Bringing your cat to the veterinary clinic can be quite a stressful experience for you and your cat. We want to give you the tools and knowledge to be able to safely and calmly transport your cat to the clinic for those important yearly checkups or if you need to make an unexpected visit.

Carrier Etiquette We recommend using a hard carrier that provides stability for your cat. Ideally, it should open from the front and have the ability for the top to be easily removed. Carrier etiquette begins far before the day of your cat’s appointment. It is best to keep the carrier out in a place that is frequented by your cat so he or she does not become stressed or anxious at the sight of the carrier. You can keep toys, treats, or blankets in the carrier so your cat learns to see it as familiar and non-threatening.

Pheromone Signals Cats have a small gland, called the vomeronasal gland, on the roof of their mouth that processes pheromone signals. If you have ever seen your cat smelling something with his or her mouth slightly open, he or she is most likely using the vomeronasal gland to process pheromones! How does this relate to getting your cat to the veterinary clinic? There is a product called Feliway that is a synthetic version of the feline cheek pheromone. When cats rub their cheek up against something, they are leaving behind a pheromone that marks that object as “ok” or “safe”. Feliway is a product that you can use in and around your cat’s carrier to send a calming pheromone message. It comes in a diffuser that plugs into the wall, a portable spray, and wipes. For use with a cat carrier, we recommend using the wipes to spread the pheromone on the inside surfaces of the carrier, as well as the spray to infuse pheromone into the blankets on the bottom of the carrier. It is also useful to spray a towel with the Feliway spray and drape that over the carrier to provide the pheromone message as well as giving your cat a sense of privacy/safety by blocking out external stimuli.

Pre-medication Many times, traveling to the veterinary clinic is the only time cats ever leave home. To make the experience less stressful for cats, we offer the option to give a single dose of a sedative medication 1-2 hours prior to traveling to the vet clinic. This can make the entire experience much less stressful for your cat. If your cat expresses stress or anxiety with aggression, having a sedative medication on board prior to the appointment can allow the veterinary staff to perform a more complete and thorough exam. Please let us know if you are interested in picking up a dose of sedative medication prior to your cat’s next veterinary visit.

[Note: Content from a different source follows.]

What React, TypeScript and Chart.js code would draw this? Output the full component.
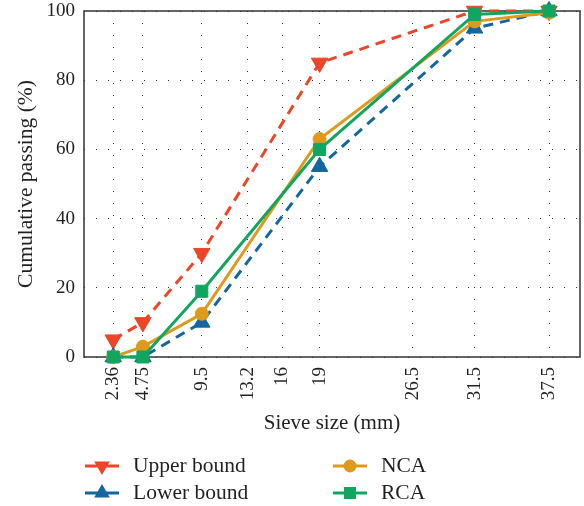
import React, { useEffect, useRef } from 'react';
import { Chart, registerables } from 'chart.js';

Chart.register(...registerables);

// ---- data ----
const tickValues = [2.36, 4.75, 9.5, 13.2, 16, 19, 26.5, 31.5, 37.5];
const tickLabels = ['2.36', '4.75', '9.5', '13.2', '16', '19', '26.5', '31.5', '37.5'];
const yTickValues = [0, 20, 40, 60, 80, 100];
const sieveSizes = [2.36, 4.75, 9.5, 19, 31.5, 37.5];
const upperBound = [5, 10, 30, 85, 100, 100];
const lowerBound = [0, 0, 10, 55, 95, 100];
const ncaValues = [0, 3, 12.5, 63, 97, 99.5];
const rcaValues = [0, 0, 19, 60, 99, 100];
const seriesNames = ['Upper bound', 'Lower bound', 'NCA', 'RCA'];

const FONT = "'Liberation Serif', 'Times New Roman', serif";
const TEXT = '#231f20';
const RED = '#EC4527';
const BLUE = '#14669F';
const ORANGE = '#DE9A1C';
const GREEN = '#10A660';

const toPts = (vals: number[]) => sieveSizes.map((x, i) => ({ x, y: vals[i] }));

function drawMarker(ctx: CanvasRenderingContext2D, kind: string, x: number, y: number, color: string) {
  ctx.save();
  ctx.fillStyle = color;
  ctx.beginPath();
  if (kind === 'down') {
    const r = 9;
    ctx.moveTo(x, y + r);
    ctx.lineTo(x - r * 0.866, y - r / 2);
    ctx.lineTo(x + r * 0.866, y - r / 2);
    ctx.closePath();
  } else if (kind === 'up') {
    const r = 9;
    ctx.moveTo(x, y - r);
    ctx.lineTo(x - r * 0.866, y + r / 2);
    ctx.lineTo(x + r * 0.866, y + r / 2);
    ctx.closePath();
  } else if (kind === 'circle') {
    ctx.arc(x, y, 6.5, 0, Math.PI * 2);
  } else {
    ctx.rect(x - 6, y - 6, 12, 12);
  }
  ctx.fill();
  ctx.restore();
}

const framePlugin = {
  id: 'frame',
  beforeDatasetsDraw(chart: any) {
    const { ctx, chartArea: a } = chart;
    ctx.save();
    ctx.strokeStyle = '#333';
    ctx.lineWidth = 1.5;
    ctx.strokeRect(a.left, a.top, a.right - a.left, a.bottom - a.top);
    ctx.restore();
  },
};

const legendPlugin = {
  id: 'customLegend',
  afterDraw(chart: any) {
    const { ctx } = chart;
    const items = [
      { name: seriesNames[0], color: RED, kind: 'down', x: 85, y: 466 },
      { name: seriesNames[1], color: BLUE, kind: 'up', x: 85, y: 493 },
      { name: seriesNames[2], color: ORANGE, kind: 'circle', x: 333, y: 466 },
      { name: seriesNames[3], color: GREEN, kind: 'rect', x: 333, y: 493 },
    ];
    ctx.save();
    for (const it of items) {
      ctx.strokeStyle = it.color;
      ctx.lineWidth = 3;
      ctx.beginPath();
      ctx.moveTo(it.x, it.y);
      ctx.lineTo(it.x + 34, it.y);
      ctx.stroke();
      drawMarker(ctx, it.kind, it.x + 17, it.y, it.color);
      ctx.fillStyle = TEXT;
      ctx.font = `21.5px ${FONT}`;
      ctx.textBaseline = 'middle';
      ctx.textAlign = 'left';
      ctx.fillText(it.name, it.x + 48, it.y);
    }
    ctx.restore();
  },
};

export default function App() {
  const ref = useRef<HTMLCanvasElement | null>(null);

  useEffect(() => {
    if (!ref.current) return;
    const common = { borderWidth: 3, pointBorderWidth: 1, clip: false as any };
    const chart = new Chart(ref.current, {
      type: 'line',
      data: {
        datasets: [
          {
            label: seriesNames[0], data: toPts(upperBound), borderColor: RED, backgroundColor: RED,
            pointBackgroundColor: RED, pointBorderColor: RED, borderDash: [10, 7],
            pointStyle: 'triangle', pointRotation: 180, pointRadius: 9.5, order: 3, ...common,
          },
          {
            label: seriesNames[1], data: toPts(lowerBound), borderColor: BLUE, backgroundColor: BLUE,
            pointBackgroundColor: BLUE, pointBorderColor: BLUE, borderDash: [10, 7],
            pointStyle: 'triangle', pointRadius: 9.5, order: 2, ...common,
          },
          {
            label: seriesNames[2], data: toPts(ncaValues), borderColor: ORANGE, backgroundColor: ORANGE,
            pointBackgroundColor: ORANGE, pointBorderColor: ORANGE,
            pointStyle: 'circle', pointRadius: 6.5, order: 1, ...common,
          },
          {
            label: seriesNames[3], data: toPts(rcaValues), borderColor: GREEN, backgroundColor: GREEN,
            pointBackgroundColor: GREEN, pointBorderColor: GREEN,
            pointStyle: 'rect', pointRadius: 8.5, order: 0, ...common,
          },
        ] as any,
      },
      options: {
        responsive: false,
        animation: false,
        devicePixelRatio: 1,
        layout: { autoPadding: false, padding: { left: 0, right: 4, top: 11, bottom: 66 } },
        plugins: { legend: { display: false }, tooltip: { enabled: false } },
        elements: { line: { tension: 0 } },
        scales: {
          x: {
            type: 'linear',
            min: 0,
            max: 40,
            afterBuildTicks: (scale: any) => {
              scale.ticks = tickValues.map((v) => ({ value: v }));
            },
            afterFit: (scale: any) => {
              scale.height = 83;
              scale.paddingLeft = 0;
              scale.paddingRight = 0;
            },
            ticks: {
              autoSkip: false,
              minRotation: 90,
              maxRotation: 90,
              padding: 10,
              color: TEXT,
              font: { family: FONT, size: 19 },
              callback: (v: any) => {
                const i = tickValues.indexOf(Number(v));
                return i >= 0 ? tickLabels[i] : '';
              },
            },
            grid: { color: '#333', lineWidth: 1, drawTicks: false },
            border: { display: false, dash: [1, 11] },
            title: {
              display: true,
              text: 'Sieve size (mm)',
              color: TEXT,
              font: { family: FONT, size: 21 },
              padding: { top: 0, bottom: 4 },
            },
          },
          y: {
            min: 0,
            max: 100,
            afterBuildTicks: (scale: any) => {
              scale.ticks = yTickValues.map((v) => ({ value: v }));
            },
            afterFit: (scale: any) => {
              scale.width = 84;
              scale.paddingTop = 0;
              scale.paddingBottom = 0;
            },
            ticks: {
              padding: 9,
              color: TEXT,
              font: { family: FONT, size: 19 },
            },
            grid: { color: '#333', lineWidth: 1, drawTicks: false },
            border: { display: false, dash: [1, 11] },
            title: {
              display: true,
              text: 'Cumulative passing (%)',
              color: TEXT,
              font: { family: FONT, size: 21.5 },
              padding: { top: 13, bottom: 0 },
            },
          },
        },
      } as any,
      plugins: [framePlugin, legendPlugin],
    });
    return () => chart.destroy();
  }, []);

  return (
    <div style={{ position: 'absolute', left: 0, top: 0, width: 584, height: 506, background: '#fff' }}>
      <canvas ref={ref} width={584} height={506} style={{ width: 584, height: 506 }} />
    </div>
  );
}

The American Association of Feline Practitioners (AAFP) recognizes Country Hills Pet Hospital as being a certified Cat Friendly practice! This means that we take specific steps to recognize the unique needs of our feline friends. See the blog post on our website for more information on what it means to be a Cat Friendly Practice.

Straight Into the Exam Room When you and your cat arrive to the clinic, we have you go directly into an exam room. This way, cats don’t have to sit in the waiting area where there are dogs and a lot of commotion. In the exam room, they can acclimate to their surroundings before they are examined by the veterinarian.

Feline-Only Exam Rooms We have two dedicated feline-only exam rooms at Country Hills Pet Hospital. This prevents dog pheromones and smells from lingering in the exam room and causing your cat unnecessary stress.

Pheromone Signals We use the Feliway spray (described above) in our cat exam rooms prior to each appointment. This provides that calming pheromone message to help give your cat a sense of peace and tranquility.

Feline-Only Hospitalization Area In the case that your cat needs to spend the night or be hospitalized, he or she will be housed in our feline-only hospitalization ward that has comfortable housing and is free of barking dogs.